Asked about the unpopularity, in some quarters, of prescribed burns, Morse replied that the stakes are too high to ignore the need.

“Last last summer, we had a quarter of the Sierra burn at high severity,” she noted. “That represents 60% of California’s water source. So, when we’re losing that ecology to catastrophic fires, it’s a cascading impact from climate change.”

To date, California’s ambitious plan to trigger controlled burns across 500,000 acres has hardly been on track, with only 50,000 acres having actually been thinned. The federal department of Forestry, which controls about 50% of the state’s wildlands, has also set a goal of mitigating 500,000 California acres through prescribed burns. State senator Bill Dodd has said local fire departments are having trouble getting insurance for these endeavors, but he’s working on a bill to address the issue.  
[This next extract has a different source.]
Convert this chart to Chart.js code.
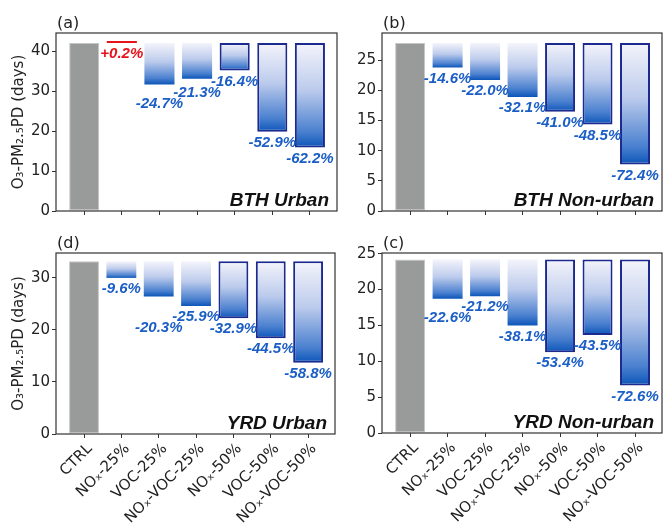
<!DOCTYPE html>
<html>
<head>
<meta charset="utf-8">
<script src="https://cdn.jsdelivr.net/npm/chart.js@4/dist/chart.umd.min.js"></script>
<style>
  html, body { margin: 0; padding: 0; background: #fff; }
  body { width: 663px; height: 523px; position: relative; overflow: hidden; }
  .panel { position: absolute; }
</style>
</head>
<body>
<div class="panel" style="left:0;top:0;width:340px;height:222px"><canvas id="panelA"></canvas></div>
<div class="panel" style="left:340px;top:0;width:323px;height:222px"><canvas id="panelB"></canvas></div>
<div class="panel" style="left:0;top:220px;width:340px;height:303px"><canvas id="panelD"></canvas></div>
<div class="panel" style="left:340px;top:220px;width:323px;height:303px"><canvas id="panelC"></canvas></div>
<script>
/*--data--*/
var scenarios = ['CTRL', 'NOₓ-25%', 'VOC-25%', 'NOₓ-VOC-25%', 'NOₓ-50%', 'VOC-50%', 'NOₓ-VOC-50%'];

// CTRL days per panel (a, b, d, c)
var ctrlBTHUrban = 42.1;
var ctrlBTHNonUrban = 27.85;
var ctrlYRDUrban = 33.2;
var ctrlYRDNonUrban = 24.2;

// % change vs CTRL for the six reduction scenarios
var pctBTHUrban = [0.2, -24.7, -21.3, -16.4, -52.9, -62.2];
var pctBTHNonUrban = [-14.6, -22.0, -32.1, -41.0, -48.5, -72.4];
var pctYRDUrban = [-9.6, -20.3, -25.9, -32.9, -44.5, -58.8];
var pctYRDNonUrban = [-22.6, -21.2, -38.1, -53.4, -43.5, -72.6];

// y axis ranges / ticks
var yMaxBTHUrban = 44.6, yStepBTHUrban = 10;
var yMaxBTHNonUrban = 29.5, yStepBTHNonUrban = 5;
var yMaxYRDUrban = 34.8, yStepYRDUrban = 10;
var yMaxYRDNonUrban = 25.1, yStepYRDNonUrban = 5;

var GRAY = '#999b9a';
var NAVY = '#1c2a90';
var LABEL_BLUE = '#1a5ec6';
var LABEL_RED = '#e8121b';
var AXIS = '#333333';

function barFill(ctx) {
  if (ctx.type !== 'data') return GRAY;
  if (ctx.dataIndex === 0) return GRAY;
  var raw = ctx.raw;
  if (raw.pct > 0) return LABEL_RED;
  var y = ctx.chart.scales.y;
  if (!y || !ctx.chart.chartArea) return '#7fa3d8';
  var top = y.getPixelForValue(raw.y[1]);
  var bot = y.getPixelForValue(raw.y[0]);
  var g = ctx.chart.ctx.createLinearGradient(0, top, 0, bot);
  g.addColorStop(0, '#f4f4fb');
  g.addColorStop(0.45, '#bccbec');
  g.addColorStop(0.85, '#4a80cf');
  g.addColorStop(1, '#0b55b9');
  return g;
}

var panelDecor = {
  id: 'panelDecor',
  afterDatasetsDraw: function (chart, args, opts) {
    var c = chart.ctx, a = chart.chartArea, y = chart.scales.y, x = chart.scales.x;
    var pts = chart.data.datasets[0].data;
    c.save();
    // % labels, right to left so crowded ones get pushed down
    c.font = 'italic bold 15px "Liberation Sans", Arial, sans-serif';
    c.textAlign = 'center';
    c.textBaseline = 'middle';
    var prev = null;
    for (var i = pts.length - 1; i >= 1; i--) {
      var p = pts[i];
      var px = x.getPixelForValue(p.x);
      var py = y.getPixelForValue(p.y[0]) + 11;
      if (prev && Math.abs(py - prev) < 10) py = prev + 11;
      c.fillStyle = p.pct > 0 ? LABEL_RED : LABEL_BLUE;
      var txt = (p.pct > 0 ? '+' : '') + p.pct.toFixed(1) + '%';
      c.fillText(txt, px, py);
      prev = py;
    }
    // frame
    c.strokeStyle = AXIS;
    c.lineWidth = 1.2;
    c.strokeRect(a.left, a.top, a.right - a.left, a.bottom - a.top);
    // region name
    c.fillStyle = '#111';
    c.font = 'italic bold 19px "Liberation Sans", Arial, sans-serif';
    c.textAlign = 'right';
    c.textBaseline = 'alphabetic';
    c.fillText(opts.name, a.right - 8, a.bottom - 5);
    // panel tag
    c.fillStyle = '#222';
    c.font = '16px "DejaVu Sans", sans-serif';
    c.textAlign = 'left';
    c.fillText(opts.tag, a.left + 1, a.top - 5);
    c.restore();
  }
};

function makePanel(id, tag, name, ctrl, pct, yMax, yStep, showX, showTitle, yWidth, xHeight, padRight) {
  var pts = [{x: 0, y: [0, ctrl], pct: 0}];
  for (var i = 0; i < pct.length; i++) {
    var v = ctrl * (1 + pct[i] / 100);
    pts.push({x: i + 1, y: pct[i] > 0 ? [ctrl, v] : [v, ctrl], pct: pct[i]});
  }
  return new Chart(document.getElementById(id), {
    type: 'bar',
    data: {
      datasets: [{
        data: pts,
        backgroundColor: barFill,
        borderColor: function (ctx) {
          if (ctx.dataIndex === 0) return '#c4c6c5';
          if (ctx.raw && ctx.raw.pct > 0) return LABEL_RED;
          return ctx.dataIndex >= 4 ? NAVY : 'rgba(0,0,0,0)';
        },
        borderWidth: function (ctx) {
          if (ctx.dataIndex === 0) return 1;
          if (ctx.raw && ctx.raw.pct > 0) return 0;
          return ctx.dataIndex >= 4 ? 2 : 0;
        },
        borderSkipped: false,
        minBarLength: 2,
        categoryPercentage: 0.8,
        barPercentage: 1.0
      }]
    },
    options: {
      responsive: true,
      maintainAspectRatio: false,
      animation: false,
      layout: { padding: { top: 33, right: padRight, left: 0, bottom: 0 } },
      plugins: {
        legend: { display: false },
        tooltip: { enabled: false },
        panelDecor: { tag: tag, name: name }
      },
      scales: {
        x: {
          type: 'linear',
          offset: false,
          min: -0.75,
          max: 6.72,
          afterBuildTicks: function (s) {
            s.ticks = scenarios.map(function (_, i) { return {value: i}; });
          },
          afterFit: function (s) { s.height = xHeight; },
          border: { display: false },
          grid: { offset: false, drawOnChartArea: false, drawTicks: true, tickLength: 4, tickColor: AXIS },
          ticks: {
            display: showX,
            autoSkip: false,
            maxRotation: 45,
            minRotation: 45,
            padding: 2,
            labelOffset: 6,
            color: '#222',
            font: { family: '"DejaVu Sans", sans-serif', size: 15 },
            callback: function (v) { return scenarios[v]; }
          }
        },
        y: {
          min: 0,
          max: yMax,
          afterFit: function (s) { s.width = yWidth; },
          border: { display: false },
          grid: { drawOnChartArea: false, drawTicks: true, tickLength: 4, tickColor: AXIS },
          title: {
            display: showTitle,
            text: 'O₃-PM₂.₅PD (days)',
            color: '#222',
            font: { family: '"DejaVu Sans", sans-serif', size: 15 },
            padding: { top: 10, bottom: 0 }
          },
          ticks: {
            stepSize: yStep,
            includeBounds: false,
            padding: 2,
            color: '#222',
            font: { family: '"DejaVu Sans", sans-serif', size: 15 }
          }
        }
      }
    },
    plugins: [panelDecor]
  });
}

makePanel('panelA', '(a)', 'BTH Urban', ctrlBTHUrban, pctBTHUrban, yMaxBTHUrban, yStepBTHUrban, false, true, 56, 6, 3);
makePanel('panelB', '(b)', 'BTH Non-urban', ctrlBTHNonUrban, pctBTHNonUrban, yMaxBTHNonUrban, yStepBTHNonUrban, false, false, 42, 6, 1);
makePanel('panelD', '(d)', 'YRD Urban', ctrlYRDUrban, pctYRDUrban, yMaxYRDUrban, yStepYRDUrban, true, true, 56, 89, 5);
makePanel('panelC', '(c)', 'YRD Non-urban', ctrlYRDNonUrban, pctYRDNonUrban, yMaxYRDNonUrban, yStepYRDNonUrban, true, false, 42, 90, 1);
</script>
</body>
</html>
During the PPIC panel, Assemblyman Kelly Seyarto, a 30-year firefighter who now represents the Lake Elsinore area, stressed that his profession has been imploring state lawmakers to fund mitigation for over 20 years.

Seyarto said that while the new budget priorities are good, they’re arriving far too late.

“We’re way behind on the prevention-mitigation, and we have to deal with what we have to deal with now,” he observed. “And, unfortunately, that means we have to continue to catch up.”